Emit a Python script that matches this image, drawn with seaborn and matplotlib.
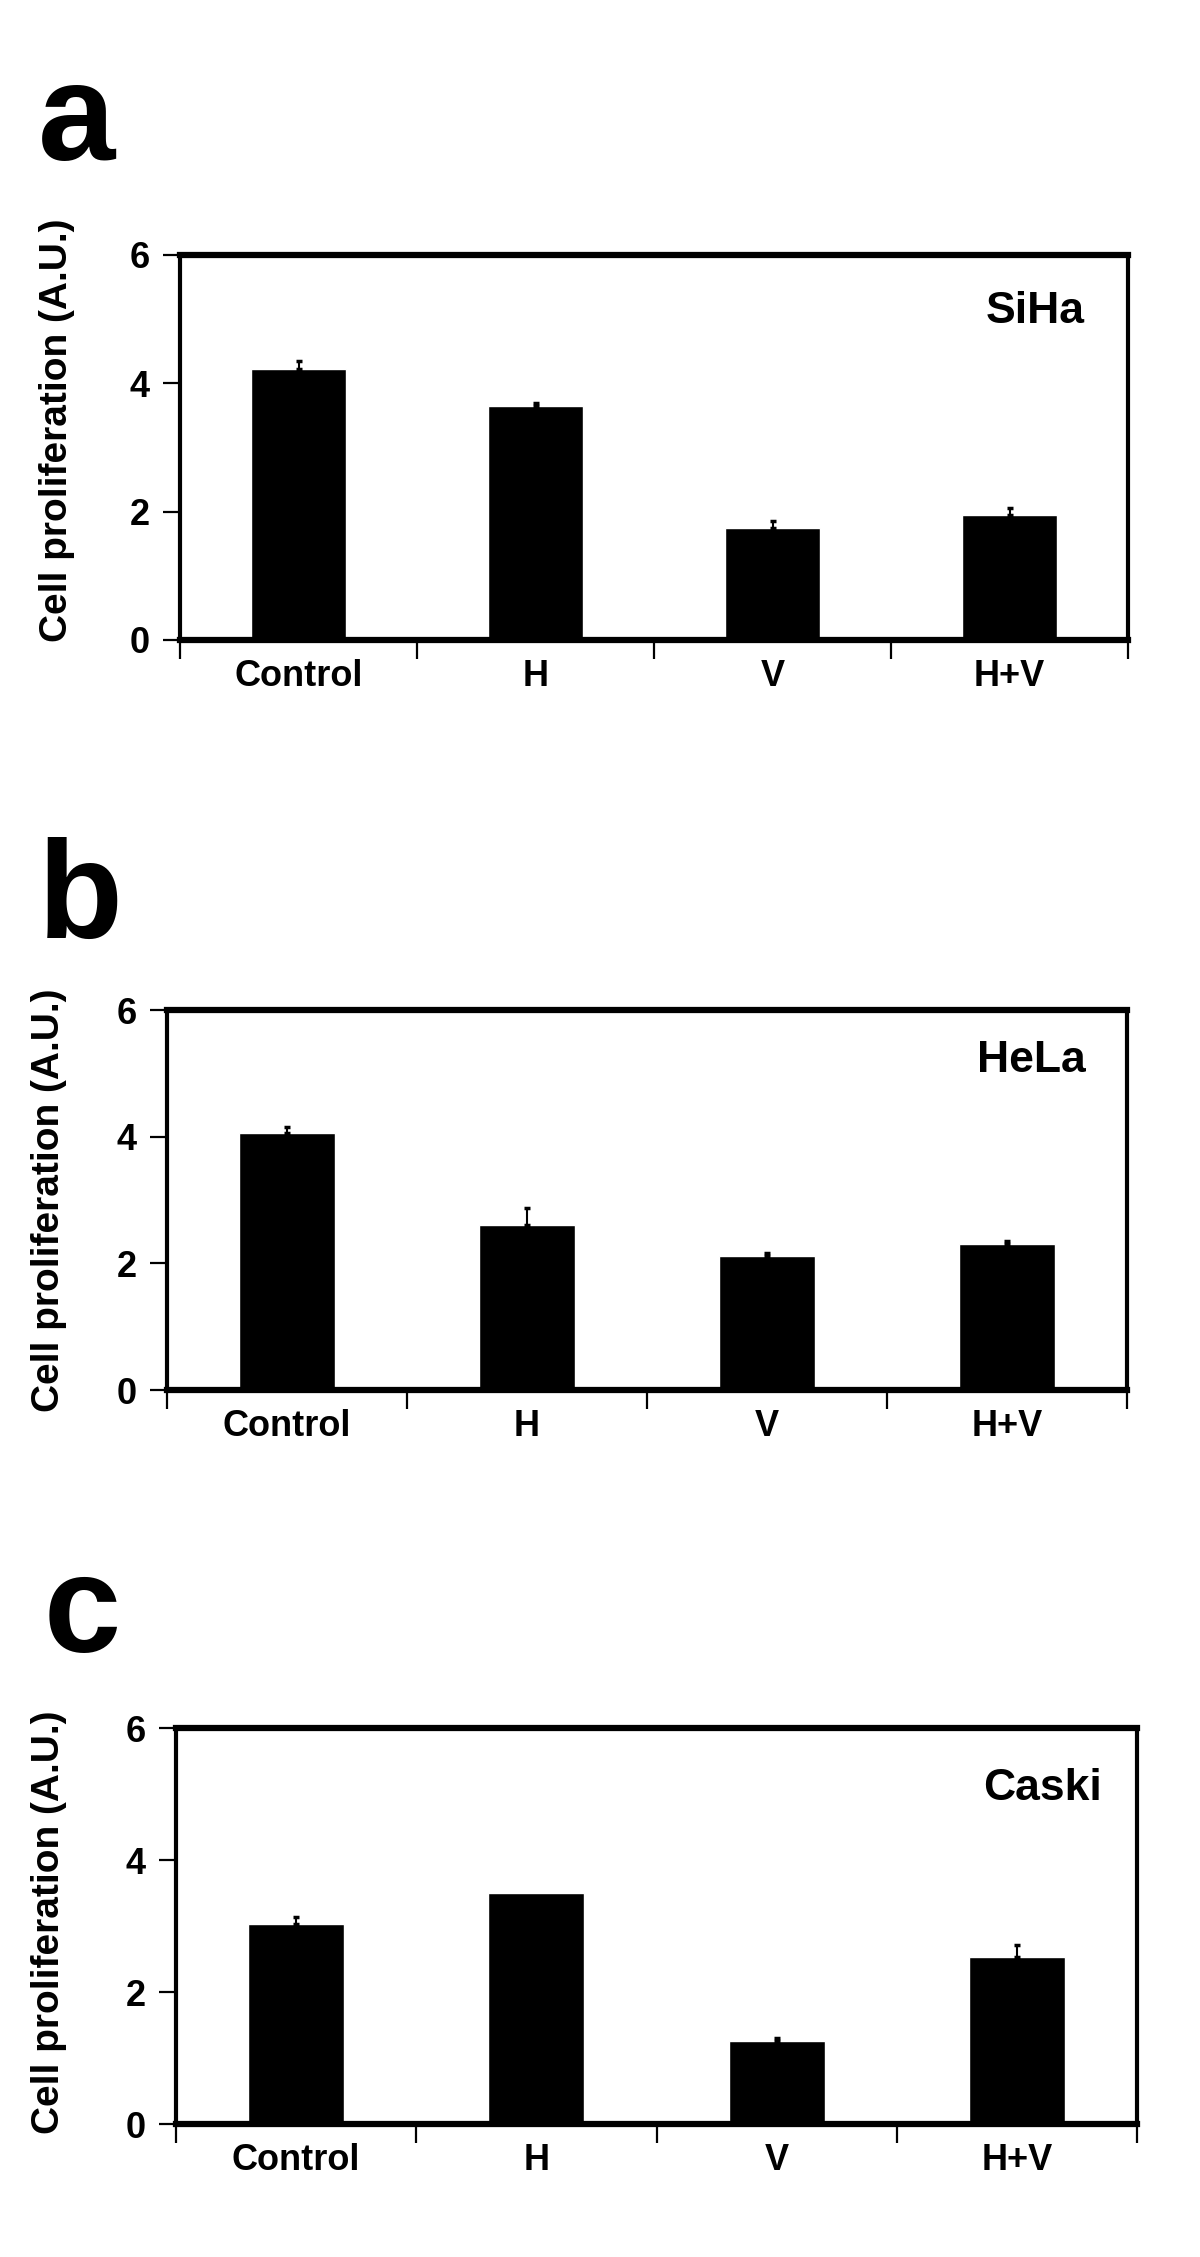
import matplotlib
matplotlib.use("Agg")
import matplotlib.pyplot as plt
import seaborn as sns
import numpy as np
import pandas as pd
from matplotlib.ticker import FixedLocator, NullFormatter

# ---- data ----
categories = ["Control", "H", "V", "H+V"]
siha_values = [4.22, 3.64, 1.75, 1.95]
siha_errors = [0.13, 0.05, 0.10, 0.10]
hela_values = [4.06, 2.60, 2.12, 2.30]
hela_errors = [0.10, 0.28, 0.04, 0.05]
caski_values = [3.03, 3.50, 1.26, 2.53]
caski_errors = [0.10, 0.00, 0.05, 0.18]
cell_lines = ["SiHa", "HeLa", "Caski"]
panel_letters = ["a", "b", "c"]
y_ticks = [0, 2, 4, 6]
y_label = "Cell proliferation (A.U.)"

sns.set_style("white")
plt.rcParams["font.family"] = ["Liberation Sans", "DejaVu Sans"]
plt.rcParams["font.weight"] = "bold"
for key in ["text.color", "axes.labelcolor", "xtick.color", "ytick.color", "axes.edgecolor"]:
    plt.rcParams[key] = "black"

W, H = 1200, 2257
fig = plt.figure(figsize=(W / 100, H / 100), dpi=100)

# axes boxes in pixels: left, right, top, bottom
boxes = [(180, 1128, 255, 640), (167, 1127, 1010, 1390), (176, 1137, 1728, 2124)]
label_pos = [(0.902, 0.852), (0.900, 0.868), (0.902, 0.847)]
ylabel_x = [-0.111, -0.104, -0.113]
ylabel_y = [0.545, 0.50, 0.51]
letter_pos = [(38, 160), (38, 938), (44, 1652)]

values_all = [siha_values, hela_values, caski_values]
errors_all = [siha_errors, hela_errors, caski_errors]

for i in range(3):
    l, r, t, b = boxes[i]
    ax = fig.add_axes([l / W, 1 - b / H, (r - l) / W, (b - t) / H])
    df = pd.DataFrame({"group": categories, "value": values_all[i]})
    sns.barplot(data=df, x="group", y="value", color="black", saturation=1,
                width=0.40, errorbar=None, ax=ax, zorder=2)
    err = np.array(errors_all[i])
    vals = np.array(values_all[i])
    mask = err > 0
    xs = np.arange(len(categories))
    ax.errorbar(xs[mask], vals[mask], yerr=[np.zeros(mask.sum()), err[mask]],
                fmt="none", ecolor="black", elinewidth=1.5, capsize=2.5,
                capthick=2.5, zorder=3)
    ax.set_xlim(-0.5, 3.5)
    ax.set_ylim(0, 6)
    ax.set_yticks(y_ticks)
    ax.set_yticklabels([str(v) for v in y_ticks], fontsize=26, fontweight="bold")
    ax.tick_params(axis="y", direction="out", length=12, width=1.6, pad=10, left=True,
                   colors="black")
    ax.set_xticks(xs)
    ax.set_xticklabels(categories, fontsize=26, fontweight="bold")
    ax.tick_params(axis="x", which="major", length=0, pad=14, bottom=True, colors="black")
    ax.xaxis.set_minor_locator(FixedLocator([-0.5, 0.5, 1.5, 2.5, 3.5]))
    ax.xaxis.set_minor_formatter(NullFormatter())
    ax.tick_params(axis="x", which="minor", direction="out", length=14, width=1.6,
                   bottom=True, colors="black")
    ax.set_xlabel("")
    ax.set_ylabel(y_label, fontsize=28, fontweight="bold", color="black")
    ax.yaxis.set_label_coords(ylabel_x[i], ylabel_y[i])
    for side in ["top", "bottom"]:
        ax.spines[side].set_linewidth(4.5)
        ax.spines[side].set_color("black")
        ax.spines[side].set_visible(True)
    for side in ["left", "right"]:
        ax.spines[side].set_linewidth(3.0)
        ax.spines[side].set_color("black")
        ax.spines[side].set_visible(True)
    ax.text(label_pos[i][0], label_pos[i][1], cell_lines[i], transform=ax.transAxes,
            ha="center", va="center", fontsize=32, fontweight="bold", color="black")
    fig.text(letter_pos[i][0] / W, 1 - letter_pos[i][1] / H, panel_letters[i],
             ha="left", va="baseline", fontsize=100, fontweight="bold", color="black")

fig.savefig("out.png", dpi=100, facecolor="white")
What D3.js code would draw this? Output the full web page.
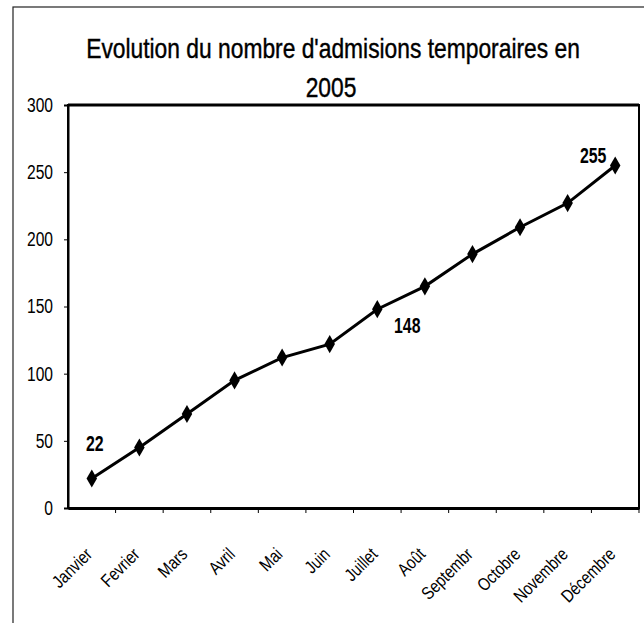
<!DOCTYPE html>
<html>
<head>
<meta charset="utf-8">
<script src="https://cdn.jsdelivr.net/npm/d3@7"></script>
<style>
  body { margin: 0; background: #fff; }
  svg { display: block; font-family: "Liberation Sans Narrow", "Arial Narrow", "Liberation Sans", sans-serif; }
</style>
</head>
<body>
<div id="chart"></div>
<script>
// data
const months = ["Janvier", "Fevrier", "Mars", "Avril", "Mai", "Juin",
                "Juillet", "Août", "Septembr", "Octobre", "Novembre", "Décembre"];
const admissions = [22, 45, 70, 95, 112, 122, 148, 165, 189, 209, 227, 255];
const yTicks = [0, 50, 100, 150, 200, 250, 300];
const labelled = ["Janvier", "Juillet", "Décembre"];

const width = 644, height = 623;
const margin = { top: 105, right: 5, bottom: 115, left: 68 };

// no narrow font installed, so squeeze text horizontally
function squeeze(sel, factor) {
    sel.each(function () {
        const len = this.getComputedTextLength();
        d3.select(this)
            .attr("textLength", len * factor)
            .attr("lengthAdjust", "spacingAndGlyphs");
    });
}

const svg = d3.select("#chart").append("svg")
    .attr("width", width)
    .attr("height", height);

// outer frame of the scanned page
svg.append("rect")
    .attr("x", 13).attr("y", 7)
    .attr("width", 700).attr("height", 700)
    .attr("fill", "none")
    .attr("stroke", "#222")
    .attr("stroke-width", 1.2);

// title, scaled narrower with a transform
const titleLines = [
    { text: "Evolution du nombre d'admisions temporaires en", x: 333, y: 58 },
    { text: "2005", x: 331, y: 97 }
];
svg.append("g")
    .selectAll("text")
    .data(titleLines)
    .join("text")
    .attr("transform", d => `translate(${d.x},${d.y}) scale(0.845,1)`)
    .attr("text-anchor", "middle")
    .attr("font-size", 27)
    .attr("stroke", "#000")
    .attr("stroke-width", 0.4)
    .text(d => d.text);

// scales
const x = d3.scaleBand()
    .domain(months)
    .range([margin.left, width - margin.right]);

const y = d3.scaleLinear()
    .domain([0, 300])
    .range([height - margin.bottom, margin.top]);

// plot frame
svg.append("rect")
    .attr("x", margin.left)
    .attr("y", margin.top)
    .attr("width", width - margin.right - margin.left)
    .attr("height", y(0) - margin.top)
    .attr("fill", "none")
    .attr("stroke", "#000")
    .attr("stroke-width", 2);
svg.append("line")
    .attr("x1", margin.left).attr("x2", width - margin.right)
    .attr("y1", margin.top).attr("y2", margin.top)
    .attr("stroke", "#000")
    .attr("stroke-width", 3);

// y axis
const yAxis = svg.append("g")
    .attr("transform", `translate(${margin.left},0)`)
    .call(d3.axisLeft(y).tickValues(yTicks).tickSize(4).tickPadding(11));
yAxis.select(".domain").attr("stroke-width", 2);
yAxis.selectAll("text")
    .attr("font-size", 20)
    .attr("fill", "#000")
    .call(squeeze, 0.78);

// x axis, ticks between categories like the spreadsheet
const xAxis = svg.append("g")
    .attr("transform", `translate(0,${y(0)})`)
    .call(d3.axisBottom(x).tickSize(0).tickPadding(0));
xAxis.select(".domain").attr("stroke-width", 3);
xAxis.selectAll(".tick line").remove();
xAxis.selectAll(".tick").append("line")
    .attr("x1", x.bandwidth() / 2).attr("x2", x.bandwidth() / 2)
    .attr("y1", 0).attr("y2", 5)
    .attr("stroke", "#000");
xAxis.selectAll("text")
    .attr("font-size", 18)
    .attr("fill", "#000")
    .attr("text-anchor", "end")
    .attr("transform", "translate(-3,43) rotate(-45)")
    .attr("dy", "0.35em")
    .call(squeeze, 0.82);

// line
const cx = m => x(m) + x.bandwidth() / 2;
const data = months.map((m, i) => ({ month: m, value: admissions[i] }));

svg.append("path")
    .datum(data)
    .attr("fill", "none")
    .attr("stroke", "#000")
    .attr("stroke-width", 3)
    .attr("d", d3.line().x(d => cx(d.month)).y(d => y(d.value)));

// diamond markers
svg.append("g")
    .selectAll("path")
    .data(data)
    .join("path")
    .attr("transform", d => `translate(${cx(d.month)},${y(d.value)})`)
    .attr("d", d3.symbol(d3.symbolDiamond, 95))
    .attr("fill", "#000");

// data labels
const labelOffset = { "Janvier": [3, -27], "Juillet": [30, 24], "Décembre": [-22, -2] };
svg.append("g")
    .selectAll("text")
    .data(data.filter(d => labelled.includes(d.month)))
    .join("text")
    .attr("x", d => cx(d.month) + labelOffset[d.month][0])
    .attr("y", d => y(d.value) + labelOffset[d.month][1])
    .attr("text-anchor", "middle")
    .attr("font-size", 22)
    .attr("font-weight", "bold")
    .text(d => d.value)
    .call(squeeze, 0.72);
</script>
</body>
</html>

What this task involves:
Begin with the first line of the records and repeat every line up to the one with "errors_all = [siha_errors, hela_errors, caski_errors]", counting that line too. Pictures are not part of the copy.

Response:
Emit a Python script that matches this image, drawn with seaborn and matplotlib.
import matplotlib
matplotlib.use("Agg")
import matplotlib.pyplot as plt
import seaborn as sns
import numpy as np
import pandas as pd
from matplotlib.ticker import FixedLocator, NullFormatter

# ---- data ----
categories = ["Control", "H", "V", "H+V"]
siha_values = [4.22, 3.64, 1.75, 1.95]
siha_errors = [0.13, 0.05, 0.10, 0.10]
hela_values = [4.06, 2.60, 2.12, 2.30]
hela_errors = [0.10, 0.28, 0.04, 0.05]
caski_values = [3.03, 3.50, 1.26, 2.53]
caski_errors = [0.10, 0.00, 0.05, 0.18]
cell_lines = ["SiHa", "HeLa", "Caski"]
panel_letters = ["a", "b", "c"]
y_ticks = [0, 2, 4, 6]
y_label = "Cell proliferation (A.U.)"

sns.set_style("white")
plt.rcParams["font.family"] = ["Liberation Sans", "DejaVu Sans"]
plt.rcParams["font.weight"] = "bold"
for key in ["text.color", "axes.labelcolor", "xtick.color", "ytick.color", "axes.edgecolor"]:
    plt.rcParams[key] = "black"

W, H = 1200, 2257
fig = plt.figure(figsize=(W / 100, H / 100), dpi=100)

# axes boxes in pixels: left, right, top, bottom
boxes = [(180, 1128, 255, 640), (167, 1127, 1010, 1390), (176, 1137, 1728, 2124)]
label_pos = [(0.902, 0.852), (0.900, 0.868), (0.902, 0.847)]
ylabel_x = [-0.111, -0.104, -0.113]
ylabel_y = [0.545, 0.50, 0.51]
letter_pos = [(38, 160), (38, 938), (44, 1652)]

values_all = [siha_values, hela_values, caski_values]
errors_all = [siha_errors, hela_errors, caski_errors]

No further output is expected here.